Dataset excerpt:
※ ※ ※

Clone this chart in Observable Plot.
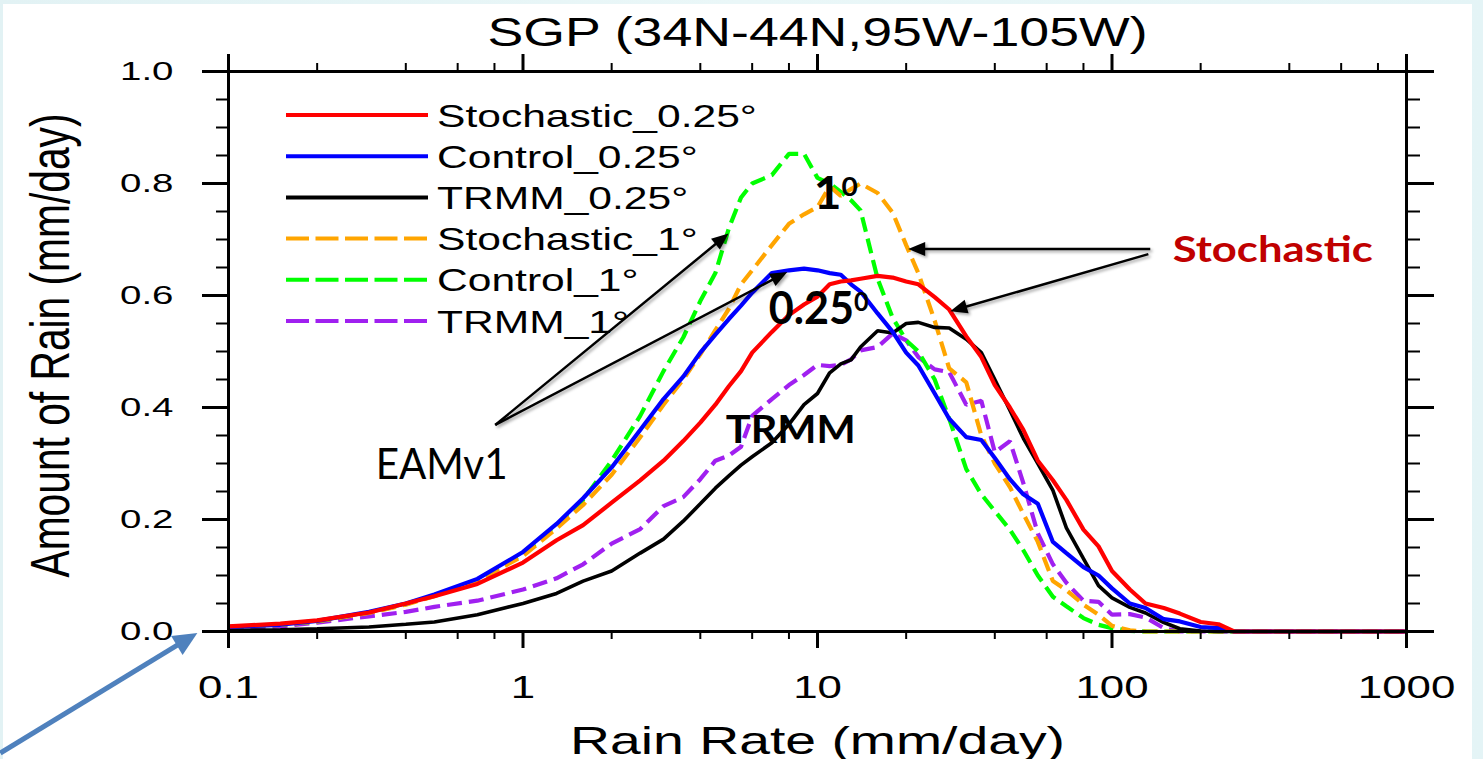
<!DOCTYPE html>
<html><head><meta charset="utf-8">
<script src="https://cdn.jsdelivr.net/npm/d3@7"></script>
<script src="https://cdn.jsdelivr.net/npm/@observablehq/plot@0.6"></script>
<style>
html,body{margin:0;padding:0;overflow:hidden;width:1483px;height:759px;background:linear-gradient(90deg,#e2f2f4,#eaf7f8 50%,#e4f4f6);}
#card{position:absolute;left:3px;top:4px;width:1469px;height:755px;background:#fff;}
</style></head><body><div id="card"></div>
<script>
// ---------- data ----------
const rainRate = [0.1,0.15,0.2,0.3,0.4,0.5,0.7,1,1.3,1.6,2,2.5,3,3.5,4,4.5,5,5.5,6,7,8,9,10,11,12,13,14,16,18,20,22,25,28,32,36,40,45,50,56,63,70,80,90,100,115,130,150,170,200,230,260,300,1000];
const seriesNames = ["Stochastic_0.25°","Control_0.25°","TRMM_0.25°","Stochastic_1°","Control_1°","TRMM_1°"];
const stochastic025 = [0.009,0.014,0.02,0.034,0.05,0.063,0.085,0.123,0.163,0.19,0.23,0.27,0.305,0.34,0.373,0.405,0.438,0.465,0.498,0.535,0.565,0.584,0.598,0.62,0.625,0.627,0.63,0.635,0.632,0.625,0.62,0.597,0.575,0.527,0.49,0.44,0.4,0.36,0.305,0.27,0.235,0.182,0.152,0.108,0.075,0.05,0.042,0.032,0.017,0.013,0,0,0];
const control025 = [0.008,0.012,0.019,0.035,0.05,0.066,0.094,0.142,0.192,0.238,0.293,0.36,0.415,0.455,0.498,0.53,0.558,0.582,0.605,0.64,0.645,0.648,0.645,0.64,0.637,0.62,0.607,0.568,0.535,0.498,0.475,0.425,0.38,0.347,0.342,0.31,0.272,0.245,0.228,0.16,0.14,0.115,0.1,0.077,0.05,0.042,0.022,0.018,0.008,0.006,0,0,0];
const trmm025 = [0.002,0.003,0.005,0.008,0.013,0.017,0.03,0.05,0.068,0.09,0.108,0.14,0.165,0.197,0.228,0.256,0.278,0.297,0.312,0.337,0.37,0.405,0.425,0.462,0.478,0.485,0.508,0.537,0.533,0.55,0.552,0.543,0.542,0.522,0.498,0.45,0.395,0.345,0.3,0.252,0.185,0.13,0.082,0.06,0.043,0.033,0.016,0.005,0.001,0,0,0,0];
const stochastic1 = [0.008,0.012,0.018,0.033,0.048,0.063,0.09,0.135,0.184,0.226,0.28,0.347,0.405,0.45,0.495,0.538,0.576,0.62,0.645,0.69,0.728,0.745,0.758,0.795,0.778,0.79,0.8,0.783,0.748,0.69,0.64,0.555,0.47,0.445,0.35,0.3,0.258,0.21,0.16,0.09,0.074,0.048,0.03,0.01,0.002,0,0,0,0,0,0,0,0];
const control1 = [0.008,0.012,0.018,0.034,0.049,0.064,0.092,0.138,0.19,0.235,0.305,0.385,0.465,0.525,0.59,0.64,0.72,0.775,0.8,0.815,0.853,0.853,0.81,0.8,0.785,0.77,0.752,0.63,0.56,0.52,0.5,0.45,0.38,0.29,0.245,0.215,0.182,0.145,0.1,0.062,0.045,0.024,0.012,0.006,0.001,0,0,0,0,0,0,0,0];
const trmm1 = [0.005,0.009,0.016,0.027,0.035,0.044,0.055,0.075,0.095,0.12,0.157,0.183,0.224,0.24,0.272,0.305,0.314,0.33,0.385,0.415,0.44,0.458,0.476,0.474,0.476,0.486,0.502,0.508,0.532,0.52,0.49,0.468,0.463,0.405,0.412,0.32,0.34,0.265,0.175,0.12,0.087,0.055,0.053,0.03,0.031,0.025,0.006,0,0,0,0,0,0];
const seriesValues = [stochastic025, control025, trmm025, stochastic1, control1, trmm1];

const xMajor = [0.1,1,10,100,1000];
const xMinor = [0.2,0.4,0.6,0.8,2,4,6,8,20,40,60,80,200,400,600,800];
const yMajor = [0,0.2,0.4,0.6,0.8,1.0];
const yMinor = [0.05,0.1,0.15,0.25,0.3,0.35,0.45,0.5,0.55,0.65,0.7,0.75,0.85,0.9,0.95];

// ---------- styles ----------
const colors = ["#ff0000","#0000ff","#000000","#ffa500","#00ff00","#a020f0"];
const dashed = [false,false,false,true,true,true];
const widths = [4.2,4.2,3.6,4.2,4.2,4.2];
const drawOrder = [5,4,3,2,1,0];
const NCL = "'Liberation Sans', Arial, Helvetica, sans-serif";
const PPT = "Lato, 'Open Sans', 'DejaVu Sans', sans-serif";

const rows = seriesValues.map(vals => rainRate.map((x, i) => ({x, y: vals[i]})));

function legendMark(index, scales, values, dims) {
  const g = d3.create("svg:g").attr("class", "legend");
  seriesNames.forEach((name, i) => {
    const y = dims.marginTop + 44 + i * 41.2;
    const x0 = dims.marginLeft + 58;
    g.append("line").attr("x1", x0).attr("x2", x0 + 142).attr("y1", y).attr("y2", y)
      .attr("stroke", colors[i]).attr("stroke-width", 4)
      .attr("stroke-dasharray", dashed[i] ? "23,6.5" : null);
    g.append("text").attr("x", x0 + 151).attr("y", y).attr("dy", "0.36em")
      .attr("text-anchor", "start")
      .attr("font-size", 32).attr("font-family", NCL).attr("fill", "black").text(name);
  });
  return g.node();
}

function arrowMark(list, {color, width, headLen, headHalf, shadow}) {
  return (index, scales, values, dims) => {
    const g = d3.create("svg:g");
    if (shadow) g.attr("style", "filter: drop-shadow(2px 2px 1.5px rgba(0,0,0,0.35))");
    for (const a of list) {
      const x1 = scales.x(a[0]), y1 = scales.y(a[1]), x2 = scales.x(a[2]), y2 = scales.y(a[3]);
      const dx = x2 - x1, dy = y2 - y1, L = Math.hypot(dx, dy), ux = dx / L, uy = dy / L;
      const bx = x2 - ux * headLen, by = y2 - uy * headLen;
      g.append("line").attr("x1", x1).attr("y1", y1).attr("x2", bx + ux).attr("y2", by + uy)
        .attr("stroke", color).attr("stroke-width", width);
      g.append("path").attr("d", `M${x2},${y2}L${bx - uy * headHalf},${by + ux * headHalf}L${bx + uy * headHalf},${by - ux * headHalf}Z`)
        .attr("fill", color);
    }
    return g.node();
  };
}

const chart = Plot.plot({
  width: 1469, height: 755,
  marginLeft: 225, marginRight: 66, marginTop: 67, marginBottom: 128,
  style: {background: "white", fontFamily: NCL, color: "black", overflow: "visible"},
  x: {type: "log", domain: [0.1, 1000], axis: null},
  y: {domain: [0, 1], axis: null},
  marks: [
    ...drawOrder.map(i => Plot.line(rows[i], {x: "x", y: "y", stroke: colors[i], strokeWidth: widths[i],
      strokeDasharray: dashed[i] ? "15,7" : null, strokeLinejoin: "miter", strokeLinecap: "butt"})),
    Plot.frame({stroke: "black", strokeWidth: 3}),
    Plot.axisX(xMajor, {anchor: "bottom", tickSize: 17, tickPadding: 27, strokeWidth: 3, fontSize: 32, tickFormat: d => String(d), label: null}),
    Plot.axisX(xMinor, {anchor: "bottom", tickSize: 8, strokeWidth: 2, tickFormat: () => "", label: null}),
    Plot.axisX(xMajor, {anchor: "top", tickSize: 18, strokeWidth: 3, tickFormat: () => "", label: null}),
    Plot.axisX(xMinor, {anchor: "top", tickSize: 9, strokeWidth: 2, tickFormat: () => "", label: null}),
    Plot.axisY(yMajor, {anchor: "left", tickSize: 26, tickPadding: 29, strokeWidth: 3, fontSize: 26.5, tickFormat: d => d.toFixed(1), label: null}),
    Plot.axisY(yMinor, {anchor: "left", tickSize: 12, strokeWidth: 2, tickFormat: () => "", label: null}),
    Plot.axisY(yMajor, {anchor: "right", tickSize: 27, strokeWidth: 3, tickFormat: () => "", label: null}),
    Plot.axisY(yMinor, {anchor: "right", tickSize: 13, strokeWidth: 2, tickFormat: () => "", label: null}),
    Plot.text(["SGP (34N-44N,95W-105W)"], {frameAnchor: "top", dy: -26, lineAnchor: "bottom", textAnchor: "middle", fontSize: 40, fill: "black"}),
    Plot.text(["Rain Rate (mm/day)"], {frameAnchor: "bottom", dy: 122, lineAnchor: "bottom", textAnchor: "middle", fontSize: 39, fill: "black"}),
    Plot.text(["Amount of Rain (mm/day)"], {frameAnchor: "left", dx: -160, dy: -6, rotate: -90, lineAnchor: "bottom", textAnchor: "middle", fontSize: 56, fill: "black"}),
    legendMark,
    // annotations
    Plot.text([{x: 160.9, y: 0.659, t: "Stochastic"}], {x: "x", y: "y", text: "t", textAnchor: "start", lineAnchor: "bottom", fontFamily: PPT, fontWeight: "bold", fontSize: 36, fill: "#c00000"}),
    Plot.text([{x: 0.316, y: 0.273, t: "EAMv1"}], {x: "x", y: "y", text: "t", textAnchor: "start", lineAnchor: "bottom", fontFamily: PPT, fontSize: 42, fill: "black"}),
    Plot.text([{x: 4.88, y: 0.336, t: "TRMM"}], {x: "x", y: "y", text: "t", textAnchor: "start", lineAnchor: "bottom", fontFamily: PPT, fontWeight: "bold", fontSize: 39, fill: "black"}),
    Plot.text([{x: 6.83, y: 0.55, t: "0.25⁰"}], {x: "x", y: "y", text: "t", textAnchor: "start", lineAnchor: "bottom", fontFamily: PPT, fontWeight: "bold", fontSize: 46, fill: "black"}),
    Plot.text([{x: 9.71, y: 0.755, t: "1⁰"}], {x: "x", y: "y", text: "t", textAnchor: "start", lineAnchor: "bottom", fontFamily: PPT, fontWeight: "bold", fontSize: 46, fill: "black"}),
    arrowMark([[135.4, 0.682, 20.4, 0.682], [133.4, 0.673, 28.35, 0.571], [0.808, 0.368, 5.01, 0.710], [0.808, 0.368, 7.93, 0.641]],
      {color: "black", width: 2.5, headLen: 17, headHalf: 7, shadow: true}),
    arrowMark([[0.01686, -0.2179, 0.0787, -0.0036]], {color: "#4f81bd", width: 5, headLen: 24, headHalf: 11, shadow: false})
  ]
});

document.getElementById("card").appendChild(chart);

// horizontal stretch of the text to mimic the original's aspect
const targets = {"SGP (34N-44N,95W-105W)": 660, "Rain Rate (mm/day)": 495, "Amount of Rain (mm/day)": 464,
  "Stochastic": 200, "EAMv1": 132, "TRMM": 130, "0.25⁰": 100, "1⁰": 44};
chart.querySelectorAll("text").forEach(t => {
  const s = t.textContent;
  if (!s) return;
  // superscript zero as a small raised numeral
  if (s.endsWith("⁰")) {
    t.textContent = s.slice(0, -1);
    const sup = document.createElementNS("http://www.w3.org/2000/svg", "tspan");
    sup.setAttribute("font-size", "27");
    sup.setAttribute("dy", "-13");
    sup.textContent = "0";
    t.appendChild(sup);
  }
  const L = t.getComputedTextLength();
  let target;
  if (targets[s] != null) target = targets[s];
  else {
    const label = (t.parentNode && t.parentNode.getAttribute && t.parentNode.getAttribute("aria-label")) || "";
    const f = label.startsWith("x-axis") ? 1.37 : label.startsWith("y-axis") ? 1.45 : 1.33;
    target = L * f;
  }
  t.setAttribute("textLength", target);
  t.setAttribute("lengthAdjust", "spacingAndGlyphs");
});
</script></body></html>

※ ※ ※

Exercise details:
Track down every line with the word "chart" and copy it.

Answer:
Clone this chart in Observable Plot.
const chart = Plot.plot({
document.getElementById("card").appendChild(chart);
chart.querySelectorAll("text").forEach(t => {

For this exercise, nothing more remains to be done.